| Problem |
Return, word for word, the lines from the line holding "Write a web" through the line holding "dịch của NĐT". Include both end lines and no others.
** BEGIN Dataset entries **
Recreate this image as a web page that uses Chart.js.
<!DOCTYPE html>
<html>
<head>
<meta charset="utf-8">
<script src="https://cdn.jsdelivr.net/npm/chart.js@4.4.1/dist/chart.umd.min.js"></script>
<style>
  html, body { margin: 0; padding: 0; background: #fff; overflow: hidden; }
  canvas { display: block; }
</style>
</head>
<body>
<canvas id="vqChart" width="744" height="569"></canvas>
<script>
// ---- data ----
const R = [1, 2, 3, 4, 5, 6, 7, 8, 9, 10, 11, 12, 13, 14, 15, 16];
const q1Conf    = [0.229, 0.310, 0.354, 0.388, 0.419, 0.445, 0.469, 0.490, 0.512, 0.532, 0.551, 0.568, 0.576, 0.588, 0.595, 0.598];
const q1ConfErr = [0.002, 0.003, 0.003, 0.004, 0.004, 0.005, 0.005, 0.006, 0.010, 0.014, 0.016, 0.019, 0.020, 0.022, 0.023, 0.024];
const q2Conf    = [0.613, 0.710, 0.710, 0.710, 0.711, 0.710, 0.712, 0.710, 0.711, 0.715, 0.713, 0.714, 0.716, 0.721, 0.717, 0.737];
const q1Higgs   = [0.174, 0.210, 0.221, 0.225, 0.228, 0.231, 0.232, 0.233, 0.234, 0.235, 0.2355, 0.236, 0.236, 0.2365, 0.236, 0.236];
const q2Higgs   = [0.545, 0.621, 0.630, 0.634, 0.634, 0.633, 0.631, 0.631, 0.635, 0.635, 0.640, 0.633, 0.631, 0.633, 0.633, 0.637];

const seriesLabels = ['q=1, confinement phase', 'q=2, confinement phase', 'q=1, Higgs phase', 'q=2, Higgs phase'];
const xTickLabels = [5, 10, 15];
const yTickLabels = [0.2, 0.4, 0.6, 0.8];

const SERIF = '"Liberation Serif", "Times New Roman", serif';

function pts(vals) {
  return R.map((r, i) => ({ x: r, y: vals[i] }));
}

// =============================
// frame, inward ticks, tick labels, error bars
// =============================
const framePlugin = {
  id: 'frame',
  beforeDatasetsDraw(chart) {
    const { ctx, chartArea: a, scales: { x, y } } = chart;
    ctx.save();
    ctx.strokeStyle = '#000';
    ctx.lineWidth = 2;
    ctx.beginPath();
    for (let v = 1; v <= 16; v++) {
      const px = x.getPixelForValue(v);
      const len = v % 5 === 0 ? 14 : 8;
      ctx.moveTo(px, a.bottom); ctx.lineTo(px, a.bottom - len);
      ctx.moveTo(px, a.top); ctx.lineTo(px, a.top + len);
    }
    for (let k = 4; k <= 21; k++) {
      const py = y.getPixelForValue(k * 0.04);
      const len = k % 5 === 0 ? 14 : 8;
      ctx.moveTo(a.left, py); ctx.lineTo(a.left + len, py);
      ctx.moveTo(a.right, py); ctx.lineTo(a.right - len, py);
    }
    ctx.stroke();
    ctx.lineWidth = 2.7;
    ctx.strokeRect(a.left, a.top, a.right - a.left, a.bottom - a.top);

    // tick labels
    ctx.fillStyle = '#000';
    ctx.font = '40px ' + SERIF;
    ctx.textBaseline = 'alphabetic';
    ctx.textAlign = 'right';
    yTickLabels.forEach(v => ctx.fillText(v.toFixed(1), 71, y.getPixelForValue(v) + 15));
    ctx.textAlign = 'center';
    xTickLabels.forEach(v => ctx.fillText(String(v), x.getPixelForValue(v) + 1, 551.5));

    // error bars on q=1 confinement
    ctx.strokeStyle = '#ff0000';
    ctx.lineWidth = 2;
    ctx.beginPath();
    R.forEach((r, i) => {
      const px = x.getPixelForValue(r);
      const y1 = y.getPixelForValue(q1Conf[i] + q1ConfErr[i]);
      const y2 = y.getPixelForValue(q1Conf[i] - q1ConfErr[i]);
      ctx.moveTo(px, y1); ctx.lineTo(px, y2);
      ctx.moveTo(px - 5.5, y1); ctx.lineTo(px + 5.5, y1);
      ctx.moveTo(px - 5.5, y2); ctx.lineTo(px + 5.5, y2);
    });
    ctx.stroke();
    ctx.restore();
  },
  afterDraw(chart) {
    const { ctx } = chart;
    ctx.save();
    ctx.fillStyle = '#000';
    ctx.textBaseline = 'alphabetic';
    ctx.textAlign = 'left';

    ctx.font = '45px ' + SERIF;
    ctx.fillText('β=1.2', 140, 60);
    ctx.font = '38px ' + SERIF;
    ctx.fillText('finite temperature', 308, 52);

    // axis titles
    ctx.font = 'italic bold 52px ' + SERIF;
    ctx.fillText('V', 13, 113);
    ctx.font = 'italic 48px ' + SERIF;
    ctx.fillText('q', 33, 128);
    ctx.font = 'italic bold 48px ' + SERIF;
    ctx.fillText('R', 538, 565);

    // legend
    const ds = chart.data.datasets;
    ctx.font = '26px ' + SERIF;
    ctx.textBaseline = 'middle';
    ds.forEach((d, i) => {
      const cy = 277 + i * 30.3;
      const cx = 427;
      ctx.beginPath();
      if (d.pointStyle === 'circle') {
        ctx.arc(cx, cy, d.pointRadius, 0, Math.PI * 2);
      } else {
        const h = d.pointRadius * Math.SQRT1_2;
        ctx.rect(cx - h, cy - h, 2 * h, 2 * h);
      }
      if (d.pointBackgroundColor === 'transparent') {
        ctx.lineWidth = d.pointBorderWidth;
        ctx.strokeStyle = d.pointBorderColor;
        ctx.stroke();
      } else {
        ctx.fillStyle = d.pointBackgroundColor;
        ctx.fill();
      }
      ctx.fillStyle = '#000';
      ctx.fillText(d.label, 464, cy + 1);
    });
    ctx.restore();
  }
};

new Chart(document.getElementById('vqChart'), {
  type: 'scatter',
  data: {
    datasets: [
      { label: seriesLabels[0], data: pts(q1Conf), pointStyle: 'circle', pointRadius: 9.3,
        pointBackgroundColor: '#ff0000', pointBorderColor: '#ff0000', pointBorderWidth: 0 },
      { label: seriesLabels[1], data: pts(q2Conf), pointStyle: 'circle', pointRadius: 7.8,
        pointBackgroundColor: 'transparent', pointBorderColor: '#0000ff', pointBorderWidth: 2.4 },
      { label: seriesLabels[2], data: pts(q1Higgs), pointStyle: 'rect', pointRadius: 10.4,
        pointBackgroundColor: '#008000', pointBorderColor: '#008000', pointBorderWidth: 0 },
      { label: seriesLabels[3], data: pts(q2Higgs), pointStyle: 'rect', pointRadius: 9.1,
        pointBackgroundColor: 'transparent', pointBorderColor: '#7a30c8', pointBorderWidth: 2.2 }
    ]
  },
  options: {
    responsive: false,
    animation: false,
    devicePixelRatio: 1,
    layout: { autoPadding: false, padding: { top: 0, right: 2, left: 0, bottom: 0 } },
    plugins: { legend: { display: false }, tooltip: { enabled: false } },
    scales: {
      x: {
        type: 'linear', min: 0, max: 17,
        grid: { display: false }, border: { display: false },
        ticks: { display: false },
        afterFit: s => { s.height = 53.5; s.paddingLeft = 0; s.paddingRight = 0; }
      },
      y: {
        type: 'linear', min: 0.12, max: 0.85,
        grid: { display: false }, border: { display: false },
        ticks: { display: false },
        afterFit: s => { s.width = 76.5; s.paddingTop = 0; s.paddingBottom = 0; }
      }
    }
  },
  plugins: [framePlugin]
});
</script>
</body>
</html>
** END Dataset entries **
** BEGIN Dataset entries **
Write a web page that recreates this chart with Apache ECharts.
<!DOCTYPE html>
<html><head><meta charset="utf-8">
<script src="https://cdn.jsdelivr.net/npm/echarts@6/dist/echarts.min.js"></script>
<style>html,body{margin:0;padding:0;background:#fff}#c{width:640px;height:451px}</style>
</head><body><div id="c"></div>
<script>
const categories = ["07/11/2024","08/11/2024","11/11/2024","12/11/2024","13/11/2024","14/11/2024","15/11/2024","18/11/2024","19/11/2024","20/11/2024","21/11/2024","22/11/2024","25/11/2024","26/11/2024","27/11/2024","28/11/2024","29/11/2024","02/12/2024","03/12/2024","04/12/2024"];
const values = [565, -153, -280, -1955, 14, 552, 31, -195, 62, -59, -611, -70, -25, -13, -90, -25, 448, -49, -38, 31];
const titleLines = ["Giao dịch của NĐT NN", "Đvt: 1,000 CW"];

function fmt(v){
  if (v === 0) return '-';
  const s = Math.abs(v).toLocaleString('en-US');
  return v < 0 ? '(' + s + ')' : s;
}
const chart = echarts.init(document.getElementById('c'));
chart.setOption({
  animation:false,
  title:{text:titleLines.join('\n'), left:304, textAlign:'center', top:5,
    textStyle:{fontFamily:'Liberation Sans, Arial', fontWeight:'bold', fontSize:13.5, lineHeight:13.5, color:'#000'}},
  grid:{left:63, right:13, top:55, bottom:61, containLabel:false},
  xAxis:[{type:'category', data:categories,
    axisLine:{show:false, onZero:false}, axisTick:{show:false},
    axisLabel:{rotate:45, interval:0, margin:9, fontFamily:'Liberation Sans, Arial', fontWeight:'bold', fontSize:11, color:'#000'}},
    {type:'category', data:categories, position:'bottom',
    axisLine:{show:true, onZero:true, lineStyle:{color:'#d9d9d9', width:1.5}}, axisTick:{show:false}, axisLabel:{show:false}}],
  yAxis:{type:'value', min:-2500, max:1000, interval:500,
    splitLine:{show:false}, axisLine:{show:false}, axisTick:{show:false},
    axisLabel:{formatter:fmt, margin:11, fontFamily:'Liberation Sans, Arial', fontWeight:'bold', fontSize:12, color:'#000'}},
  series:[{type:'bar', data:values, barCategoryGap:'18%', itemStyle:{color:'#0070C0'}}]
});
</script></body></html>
** END Dataset entries **
| Output for this task |
Write a web page that recreates this chart with Apache ECharts.
<!DOCTYPE html>
<html><head><meta charset="utf-8">
<script src="https://cdn.jsdelivr.net/npm/echarts@6/dist/echarts.min.js"></script>
<style>html,body{margin:0;padding:0;background:#fff}#c{width:640px;height:451px}</style>
</head><body><div id="c"></div>
<script>
const categories = ["07/11/2024","08/11/2024","11/11/2024","12/11/2024","13/11/2024","14/11/2024","15/11/2024","18/11/2024","19/11/2024","20/11/2024","21/11/2024","22/11/2024","25/11/2024","26/11/2024","27/11/2024","28/11/2024","29/11/2024","02/12/2024","03/12/2024","04/12/2024"];
const values = [565, -153, -280, -1955, 14, 552, 31, -195, 62, -59, -611, -70, -25, -13, -90, -25, 448, -49, -38, 31];
const titleLines = ["Giao dịch của NĐT NN", "Đvt: 1,000 CW"];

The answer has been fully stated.